BEGIN STORED DATA

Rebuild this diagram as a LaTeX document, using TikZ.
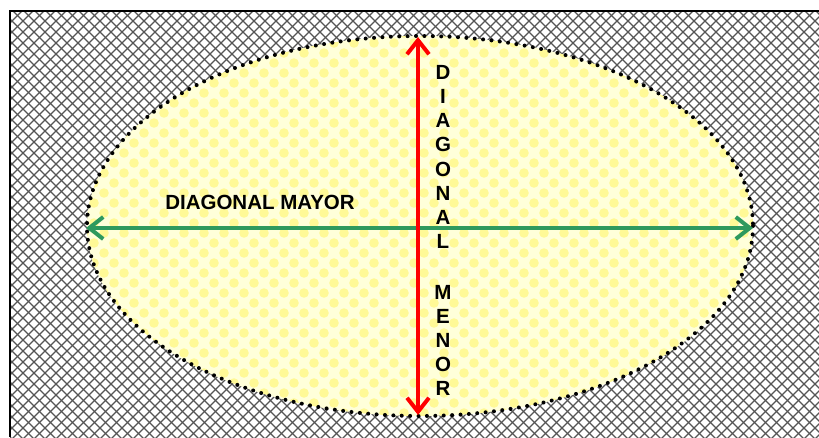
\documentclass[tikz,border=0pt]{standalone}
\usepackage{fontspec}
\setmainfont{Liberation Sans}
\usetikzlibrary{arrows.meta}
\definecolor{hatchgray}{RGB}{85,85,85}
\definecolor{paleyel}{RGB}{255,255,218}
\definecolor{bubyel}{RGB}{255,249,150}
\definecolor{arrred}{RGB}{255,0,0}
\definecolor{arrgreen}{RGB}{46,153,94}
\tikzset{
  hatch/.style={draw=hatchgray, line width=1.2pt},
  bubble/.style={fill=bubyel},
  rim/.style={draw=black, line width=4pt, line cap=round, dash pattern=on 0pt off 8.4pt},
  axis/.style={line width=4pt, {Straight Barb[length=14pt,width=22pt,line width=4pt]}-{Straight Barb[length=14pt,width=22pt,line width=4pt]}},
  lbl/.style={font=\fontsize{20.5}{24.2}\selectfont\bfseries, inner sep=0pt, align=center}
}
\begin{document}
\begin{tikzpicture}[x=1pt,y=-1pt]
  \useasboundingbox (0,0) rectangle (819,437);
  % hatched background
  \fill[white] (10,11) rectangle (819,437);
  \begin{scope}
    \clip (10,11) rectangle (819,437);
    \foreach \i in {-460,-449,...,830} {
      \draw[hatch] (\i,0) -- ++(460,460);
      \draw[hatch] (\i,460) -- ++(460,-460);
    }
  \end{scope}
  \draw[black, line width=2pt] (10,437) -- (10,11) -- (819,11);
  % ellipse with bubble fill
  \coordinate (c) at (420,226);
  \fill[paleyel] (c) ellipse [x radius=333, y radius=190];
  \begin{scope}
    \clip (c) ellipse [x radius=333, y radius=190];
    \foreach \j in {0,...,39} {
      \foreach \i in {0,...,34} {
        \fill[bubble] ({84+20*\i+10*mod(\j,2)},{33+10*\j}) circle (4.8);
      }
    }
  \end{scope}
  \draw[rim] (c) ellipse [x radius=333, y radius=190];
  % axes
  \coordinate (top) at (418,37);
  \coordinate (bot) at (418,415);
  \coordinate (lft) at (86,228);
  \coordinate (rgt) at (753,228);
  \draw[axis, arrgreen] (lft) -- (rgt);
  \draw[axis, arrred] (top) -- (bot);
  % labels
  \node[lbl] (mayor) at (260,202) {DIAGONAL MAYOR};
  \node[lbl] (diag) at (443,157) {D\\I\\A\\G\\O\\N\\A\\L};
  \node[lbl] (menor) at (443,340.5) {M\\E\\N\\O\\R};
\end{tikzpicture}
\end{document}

END STORED DATA

WHAT IS ASKED: Repeat the listing verbatim. Skip the pictures.

CORRECT RESULT:
Rebuild this diagram as a LaTeX document, using TikZ.
\documentclass[tikz,border=0pt]{standalone}
\usepackage{fontspec}
\setmainfont{Liberation Sans}
\usetikzlibrary{arrows.meta}
\definecolor{hatchgray}{RGB}{85,85,85}
\definecolor{paleyel}{RGB}{255,255,218}
\definecolor{bubyel}{RGB}{255,249,150}
\definecolor{arrred}{RGB}{255,0,0}
\definecolor{arrgreen}{RGB}{46,153,94}
\tikzset{
  hatch/.style={draw=hatchgray, line width=1.2pt},
  bubble/.style={fill=bubyel},
  rim/.style={draw=black, line width=4pt, line cap=round, dash pattern=on 0pt off 8.4pt},
  axis/.style={line width=4pt, {Straight Barb[length=14pt,width=22pt,line width=4pt]}-{Straight Barb[length=14pt,width=22pt,line width=4pt]}},
  lbl/.style={font=\fontsize{20.5}{24.2}\selectfont\bfseries, inner sep=0pt, align=center}
}
\begin{document}
\begin{tikzpicture}[x=1pt,y=-1pt]
  \useasboundingbox (0,0) rectangle (819,437);
  % hatched background
  \fill[white] (10,11) rectangle (819,437);
  \begin{scope}
    \clip (10,11) rectangle (819,437);
    \foreach \i in {-460,-449,...,830} {
      \draw[hatch] (\i,0) -- ++(460,460);
      \draw[hatch] (\i,460) -- ++(460,-460);
    }
  \end{scope}
  \draw[black, line width=2pt] (10,437) -- (10,11) -- (819,11);
  % ellipse with bubble fill
  \coordinate (c) at (420,226);
  \fill[paleyel] (c) ellipse [x radius=333, y radius=190];
  \begin{scope}
    \clip (c) ellipse [x radius=333, y radius=190];
    \foreach \j in {0,...,39} {
      \foreach \i in {0,...,34} {
        \fill[bubble] ({84+20*\i+10*mod(\j,2)},{33+10*\j}) circle (4.8);
      }
    }
  \end{scope}
  \draw[rim] (c) ellipse [x radius=333, y radius=190];
  % axes
  \coordinate (top) at (418,37);
  \coordinate (bot) at (418,415);
  \coordinate (lft) at (86,228);
  \coordinate (rgt) at (753,228);
  \draw[axis, arrgreen] (lft) -- (rgt);
  \draw[axis, arrred] (top) -- (bot);
  % labels
  \node[lbl] (mayor) at (260,202) {DIAGONAL MAYOR};
  \node[lbl] (diag) at (443,157) {D\\I\\A\\G\\O\\N\\A\\L};
  \node[lbl] (menor) at (443,340.5) {M\\E\\N\\O\\R};
\end{tikzpicture}
\end{document}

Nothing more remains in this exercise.